Rezension zu "Fram" von Steve Himmer
I don't know how to rate this. I had an incredibly difficult time getting through this although it's, like, only 200 pages. The plot and concept of the story were intriguing: Martin oversees the construction project of a couple of houses at the edge of a forest. In those woods, shapeshifters live. One in particular: SCRATCH. The people in town talk about him like one would recount the legend of the Boogeyman or Krampus. Or Bloody Mary. He is feared even though half of the people only grudgingly believe he exists and others just think it's hearsay and ignore it as good as they can. SO THAT SOUNDED AWESOME.
FIVE THINGS ABOUT "SCRATCH"
1.) It's slow. SO VERY SLOOOOWW. It dragged like honey, pages kept sticking together like glue. I can't seem to get through it. It takes AGES.
2.) Sometimes. Often. Many times. Occasionally it felt like I was reading a script.
3.) SCRATCH and Martins chapters/points of views mash quite often. They would intertwine and you would only know when they went their seperate ways again. It was confusing AS HELL.
4.) It has moments of glory. Moments where the words meant more to me than they had before. Those rare sentences that really resonated with me. Quotes that made me understand why some people really adored the short stories of the same author. That made me see some talent.
"Dreams are true stories told in the only moments you're willing to listen."
"Everything is devoured as soon as it's born."

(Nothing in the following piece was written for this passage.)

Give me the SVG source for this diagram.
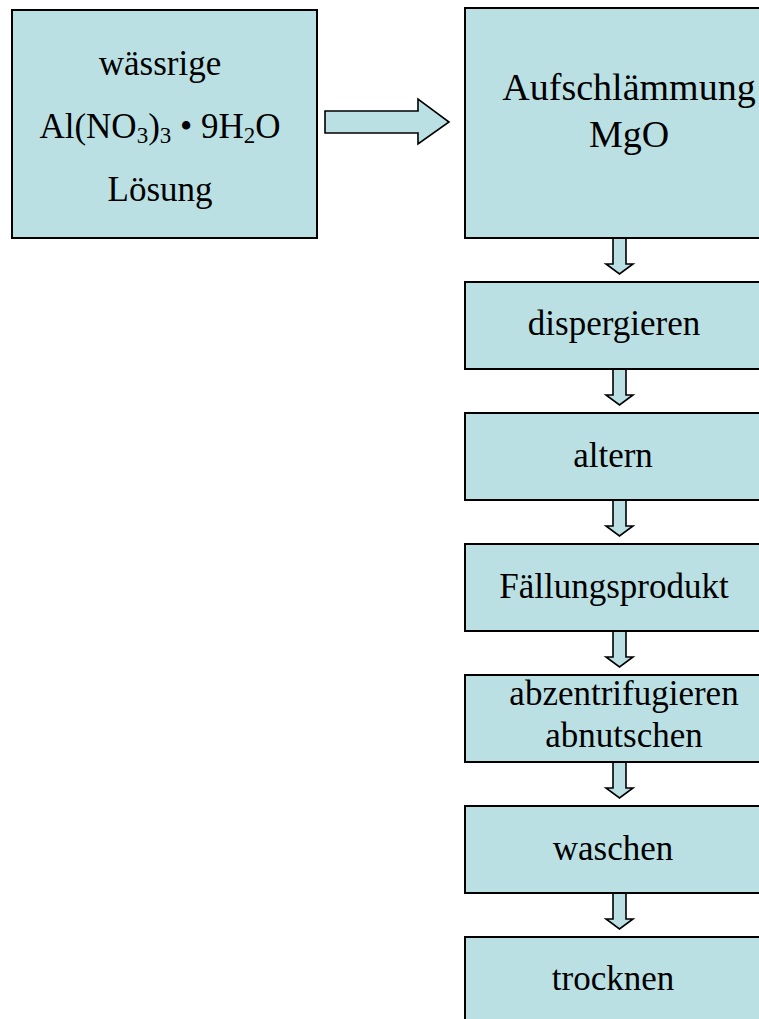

"(...) all those borrowed shapes and borrowed stories (...)"
"ANOTHER LIFE TO OVERWRITE YOURS, TO FILL THE SPACE YOU'VE MADE FOR YOURSELF"
5.) Those kind of moments made it even harder to keep going when that rush of GLORY went away. SIGH.
This was hard. And put me in a reading slump. I had no desire left to keep going. Thanks to Scratch and Wie wir lieben: Vom Ende der Monogamie. This month has been hard for my book shelf and my heart. I need good books now to get other this.